By adhering to metadata standards and employing the right metadata management tools, organizations can classify data, ensure data integrity, and manage their digital resources more efficiently. This ultimately enhances the ability of data teams to make data-driven decisions, while complying with regulatory requirements and protecting sensitive data assets.

Metadata Environment Development

The managed metadata environment (MME) represents the architectural components, people, and processes that are required to properly and systematically gather, retain, and disseminate metadata throughout the enterprise.  The MME encapsulates the concepts of metadata repositories, catalogs, data dictionaries, and any other term that people have thrown out to refer to the systematic management of metadata.

Foundations Img 2

Figure 1 – Managed Metadata Environment (MME)

There are a variety of products on the market that can be combined to create a robust, enterprise-managed metadata environment. The selection of the right products for an organization depends on the result of the metadata strategy, which is part of the enterprise’s data strategy.

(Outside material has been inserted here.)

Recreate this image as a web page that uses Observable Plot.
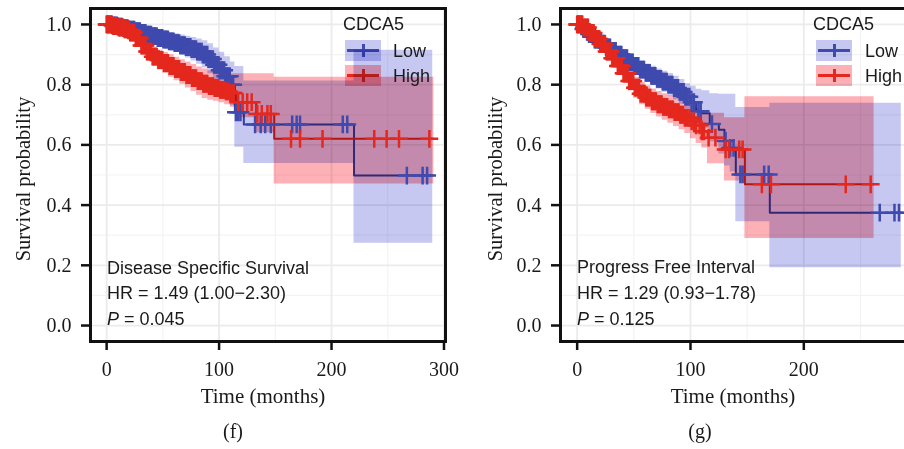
<!DOCTYPE html>
<html><head><meta charset="utf-8">
<script src="https://cdn.jsdelivr.net/npm/d3@7"></script>
<script src="https://cdn.jsdelivr.net/npm/@observablehq/plot@0.6"></script>
<style>
html,body{margin:0;padding:0;background:#fff;}
body{width:904px;height:449px;overflow:hidden;position:relative;}
svg{max-width:none !important;}
.abs{position:absolute;white-space:nowrap;line-height:1;}
.serif{font-family:"Liberation Serif","Times New Roman",serif;color:#1a1a1a;}
.sans{font-family:"Liberation Sans",Arial,sans-serif;color:#1a1a1a;font-size:18px;}
.key{position:absolute;width:36px;height:21px;mix-blend-mode:multiply;}
.kh{position:absolute;left:2px;right:2px;top:9px;height:2.5px;}
.kv{position:absolute;left:17px;width:2.5px;top:4px;height:13px;}
</style></head><body>
<div id="f" class="abs" style="left:0;top:0;width:460px;height:380px"></div>
<div id="g" class="abs" style="left:460px;top:0;width:480px;height:380px"></div>
<script>
// ---------- data ----------
const groups = ["Low", "High"];
const legendTitle = "CDCA5";
const xTicksF = [0, 100, 200, 300];
const xTicksG = [0, 100, 200];
const xGrid = [0, 100, 200, 300];
const xMinor = [50, 150, 250];
const yTicks = [0, 0.2, 0.4, 0.6, 0.8, 1.0];
const yMinor = [0.1, 0.3, 0.5, 0.7, 0.9];
const yTickLabels = ["0.0", "0.2", "0.4", "0.6", "0.8", "1.0"];

// Panel (f) Disease Specific Survival
const fLowT  = [0,5,10,15,20,25,30,35,40,45,50,55,60,65,70,75,80,85,90,95,100,105,110,114,122,220,290];
const fLowS  = [1.0,.997,.993,.988,.983,.978,.972,.966,.961,.955,.950,.944,.938,.931,.925,.918,.910,.900,.885,.866,.848,.828,.800,.708,.668,.498,.498];
const fLowLo = [1.0,.991,.984,.976,.969,.962,.954,.946,.939,.931,.924,.916,.907,.898,.889,.879,.868,.855,.836,.813,.790,.764,.730,.592,.538,.273,.273];
const fLowHi = [1.0,1.0,1.0,1.0,.997,.994,.990,.986,.983,.979,.976,.972,.969,.965,.961,.957,.952,.946,.936,.922,.908,.893,.875,.860,.812,.914,.914];
const fLowCens = [0.5,1.5,2.5,4,5,6.5,7.5,9,10,11,12.5,13.5,15,16,17.5,18.5,20,21,22,23.5,24.5,26,27,28.5,29.5,31,32,33.5,34.5,36,37,38,39.5,40.5,42,43,44.5,45.5,47,48,49.5,50.5,52,53,54.5,55.5,57,58,59.5,60.5,62,63,64.5,65.5,67,68,69.5,70.5,72,73,74.5,75.5,77,78,79.5,80.5,82,83,84.5,85.5,87,88,89.5,90.5,92,93,94.5,95.5,97,98,99.5,100.5,102,103,104.5,105.5,107,108,109.5,111,112.5,115,117,119,132,137,141,146,165,169,172,210,214,267,281,285];

const fHighT  = [0,5,10,15,20,25,30,35,40,45,50,55,60,65,70,75,80,85,90,95,100,105,110,115,133,149,291];
const fHighS  = [1.0,.995,.990,.984,.973,.955,.930,.910,.893,.882,.872,.862,.852,.842,.832,.822,.812,.803,.795,.789,.783,.778,.772,.742,.703,.620,.620];
const fHighLo = [1.0,.988,.978,.969,.954,.932,.904,.881,.862,.849,.837,.825,.813,.801,.789,.777,.765,.754,.748,.745,.740,.733,.725,.690,.640,.470,.470];
const fHighHi = [1.0,1.0,1.0,.998,.991,.978,.956,.939,.924,.915,.907,.899,.891,.883,.875,.867,.859,.852,.846,.842,.838,.836,.836,.836,.836,.825,.825];
const fHighCens = [0,1,2,3.5,4.5,6,7,8.5,9.5,11,12,13.5,14.5,16,17,18.5,19.5,21,22,23.5,24.5,26,27,28.5,29.5,31,32,33.5,34.5,36,37,38.5,39.5,41,42,43.5,44.5,46,47,48.5,49.5,51,52,53.5,54.5,56,57,58.5,59.5,61,62,63.5,64.5,66,67,68.5,69.5,71,72,73.5,74.5,76,77,78.5,79.5,81,82,83.5,84.5,86,87,88.5,89.5,91,92,93.5,94.5,96,97,98.5,99.5,101,102,103.5,104.5,106,107,108.5,110,111.5,113,117,121,125,129,134,138,143,146,164,172,192,238,249,260,287];

// Panel (g) Progress Free Interval
const gLowT  = [0,5,10,15,20,25,30,35,40,45,50,55,60,65,70,75,80,85,90,95,100,105,110,117,125,130,135,140,170,286];
const gLowS  = [1.0,.985,.968,.950,.936,.924,.912,.900,.888,.874,.862,.850,.839,.829,.819,.810,.800,.789,.776,.760,.742,.712,.705,.669,.650,.613,.590,.502,.375,.375];
const gLowLo = [1.0,.977,.956,.936,.919,.905,.892,.878,.865,.849,.835,.822,.809,.797,.786,.775,.763,.750,.735,.717,.697,.665,.655,.610,.570,.530,.510,.345,.192,.192];
const gLowHi = [1.0,.993,.980,.964,.953,.943,.932,.922,.911,.899,.889,.878,.869,.861,.852,.845,.837,.828,.817,.803,.795,.785,.780,.770,.768,.768,.768,.724,.738,.738];
const gLowCens = [0.5,1.5,3,4,5.5,6.5,8,9,10.5,11.5,13,14,15.5,16.5,18,19,20.5,21.5,23,24,25.5,26.5,28,29,30.5,31.5,33,34,35.5,36.5,38,39,40.5,41.5,43,44,45.5,46.5,48,49,50.5,51.5,53,54,55.5,56.5,58,59,60.5,61.5,63,64,65.5,66.5,68,69,70.5,71.5,73,74,75.5,76.5,78,79,80.5,81.5,83,84,85.5,86.5,88,89,90.5,91.5,93,94,95.5,97,99,101,103,107,109,119,131,135,138,144,146,165,169,267,280,284];

const gHighT  = [0,5,10,15,20,25,30,35,40,45,50,55,60,65,70,75,80,85,90,95,100,105,110,115,130,148,262];
const gHighS  = [1.0,.990,.972,.952,.935,.910,.888,.862,.838,.812,.790,.770,.757,.745,.735,.726,.718,.709,.700,.690,.678,.665,.645,.624,.585,.469,.469];
const gHighLo = [1.0,.982,.960,.936,.915,.887,.862,.833,.807,.779,.755,.733,.718,.704,.693,.682,.672,.661,.650,.638,.620,.605,.590,.537,.480,.289,.289];
const gHighHi = [1.0,.998,.985,.968,.955,.933,.914,.891,.869,.845,.825,.807,.796,.786,.777,.770,.764,.757,.750,.742,.732,.721,.710,.705,.690,.760,.760];
const gHighCens = [0,1,2,3.5,4.5,6,7,8.5,9.5,11,12,13.5,14.5,16,17,18.5,19.5,21,22,23.5,24.5,26,27,28.5,29.5,31,32,33.5,34.5,36,37,38.5,39.5,41,42,43.5,44.5,46,47,48.5,49.5,51,52,53.5,54.5,56,57,58.5,59.5,61,62,63.5,64.5,66,67,68.5,69.5,71,72,73.5,74.5,76,77,78.5,79.5,81,82,83.5,84.5,86,87,88.5,89.5,91,92,93.5,95,97,99,101,103,105,108,110,112,116,122,131,134,143,146,163,171,237,259];

const panelTexts = {
  f: {title: "Disease Specific Survival", hr: "HR = 1.49 (1.00\u22122.30)", p: "= 0.045", tag: "(f)"},
  g: {title: "Progress Free Interval", hr: "HR = 1.29 (0.93\u22121.78)", p: "= 0.125", tag: "(g)"}
};

// ---------- styles ----------
const C = {Low: "#3f4aae", High: "#e4281e"};
const CF = {Low: "#c6c8f2", High: "#fdb0b6"};

function stepAt(T, S, t) { let v = S[0]; for (let i = 0; i < T.length; i++) { if (T[i] <= t) v = S[i]; else break; } return v; }
function rows(T, S, Lo, Hi) { return T.map((t, i) => ({t, s: S[i], lo: Lo[i], hi: Hi[i]})); }
function cens(T, S, Cs) { return Cs.map(t => ({t, s: stepAt(T, S, t)})); }

function panel(cfg) {
  const low = rows(...cfg.low), high = rows(...cfg.high);
  const lowC = cens(cfg.low[0], cfg.low[1], cfg.lowC), highC = cens(cfg.high[0], cfg.high[1], cfg.highC);
  return Plot.plot({
    width: cfg.width, height: 380,
    marginLeft: cfg.ml, marginRight: cfg.mr, marginTop: 8, marginBottom: 39,
    x: {domain: cfg.xd}, y: {domain: [-0.053, 1.053]},
    style: {fontFamily: '"Liberation Serif", "Times New Roman", serif', fontSize: "20px", color: "#1a1a1a", background: "transparent", overflow: "visible"},
    marks: [
      Plot.ruleX(xMinor, {stroke: "#f3f3f3", strokeWidth: 1.2}),
      Plot.ruleY(yMinor, {stroke: "#f3f3f3", strokeWidth: 1.2}),
      Plot.ruleX(xGrid, {stroke: "#ebebeb", strokeWidth: 1.8}),
      Plot.ruleY(yTicks, {stroke: "#ebebeb", strokeWidth: 1.8}),
      Plot.line(low, {x: "t", y: "s", curve: "step-after", stroke: C.Low, strokeWidth: 2}),
      Plot.line(high, {x: "t", y: "s", curve: "step-after", stroke: C.High, strokeWidth: 2}),
      Plot.areaY(low, {x: "t", y1: "lo", y2: "hi", curve: "step-after", fill: CF.Low, mixBlendMode: "multiply"}),
      Plot.areaY(high, {x: "t", y1: "lo", y2: "hi", curve: "step-after", fill: CF.High, mixBlendMode: "multiply"}),
      Plot.dot(lowC, {x: "t", y: "s", symbol: "plus", r: 5.8, stroke: C.Low, strokeWidth: 2.5}),
      Plot.dot(highC, {x: "t", y: "s", symbol: "plus", r: 5.8, stroke: C.High, strokeWidth: 2.5}),
      Plot.frame({stroke: "#111", strokeWidth: 3}),
      Plot.axisX(cfg.xt, {tickSize: 9, tickPadding: 11, strokeWidth: 2.5, stroke: "#111", fontSize: 20, label: null, tickFormat: d => String(d)}),
      Plot.axisY(yTicks, {tickSize: 9, tickPadding: 10, strokeWidth: 2.5, stroke: "#111", fontSize: 20, label: null, tickFormat: d => yTickLabels[yTicks.indexOf(d)]})
    ]
  });
}

document.getElementById("f").append(panel({
  width: 460, ml: 90, mr: 15, xd: [-14.35, 301.35], xt: xTicksF,
  low: [fLowT, fLowS, fLowLo, fLowHi], high: [fHighT, fHighS, fHighLo, fHighHi],
  lowC: fLowCens, highC: fHighCens
}));
document.getElementById("g").append(panel({
  width: 480, ml: 100, mr: 13.5, xd: [-14.7, 308.7], xt: xTicksG,
  low: [gLowT, gLowS, gLowLo, gLowHi], high: [gHighT, gHighS, gHighLo, gHighHi],
  lowC: gLowCens, highC: gHighCens
}));

// ---------- text & legends ----------
function addDiv(html, cls, css) {
  const d = document.createElement("div");
  d.className = "abs " + cls;
  d.innerHTML = html;
  Object.assign(d.style, css);
  document.body.append(d);
  return d;
}
function addPanelText(key, o) {
  const t = panelTexts[key];
  addDiv("Survival probability", "serif", {fontSize: "20.5px", left: o.ylx + "px", top: "179px", transform: "translate(-50%,-50%) rotate(-90deg)"});
  addDiv("Time (months)", "serif", {fontSize: "21px", left: o.xlx + "px", top: "396px", transform: "translate(-50%,-50%)"});
  addDiv(t.tag, "serif", {fontSize: "20px", left: o.tagx + "px", top: "431px", transform: "translate(-50%,-50%)"});
  addDiv(t.title, "sans", {left: o.ax + "px", top: (o.ay1 - 9) + "px"});
  addDiv(t.hr, "sans", {left: o.ax + "px", top: (293.3 - 9) + "px"});
  addDiv("<i>P</i> " + t.p, "sans", {left: o.ax + "px", top: (318.8 - 9) + "px"});
  addDiv(legendTitle, "sans", {left: o.lgx + "px", top: (24.3 - 9) + "px"});
  groups.forEach((g, i) => {
    const top = [40, 65][i];
    const k = document.createElement("div");
    k.className = "key";
    Object.assign(k.style, {left: o.kx + "px", top: top + "px", background: CF[g]});
    k.innerHTML = `<div class="kh" style="background:${C[g]}"></div><div class="kv" style="background:${C[g]}"></div>`;
    document.body.append(k);
    addDiv(g, "sans", {left: o.ltx + "px", top: ([51.3, 75.8][i] - 9) + "px"});
  });
}
addPanelText("f", {ylx: 23, xlx: 263, tagx: 233, ax: 107, ay1: 268, lgx: 343, kx: 345, ltx: 393});
addPanelText("g", {ylx: 495, xlx: 733, tagx: 700, ax: 577, ay1: 267, lgx: 813, kx: 816, ltx: 865});
</script>
</body></html>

The Critical Role of Metadata in Enterprise Data Management and Governance

Metadata is one of the foundational components of any successful enterprise data management initiative and is the companion to every effective data governance program.  Metadata’s importance to an organization’s advancement in all its operations is essential and business areas as well as information technology efforts will benefit from managing metadata according to best practices and industry standards.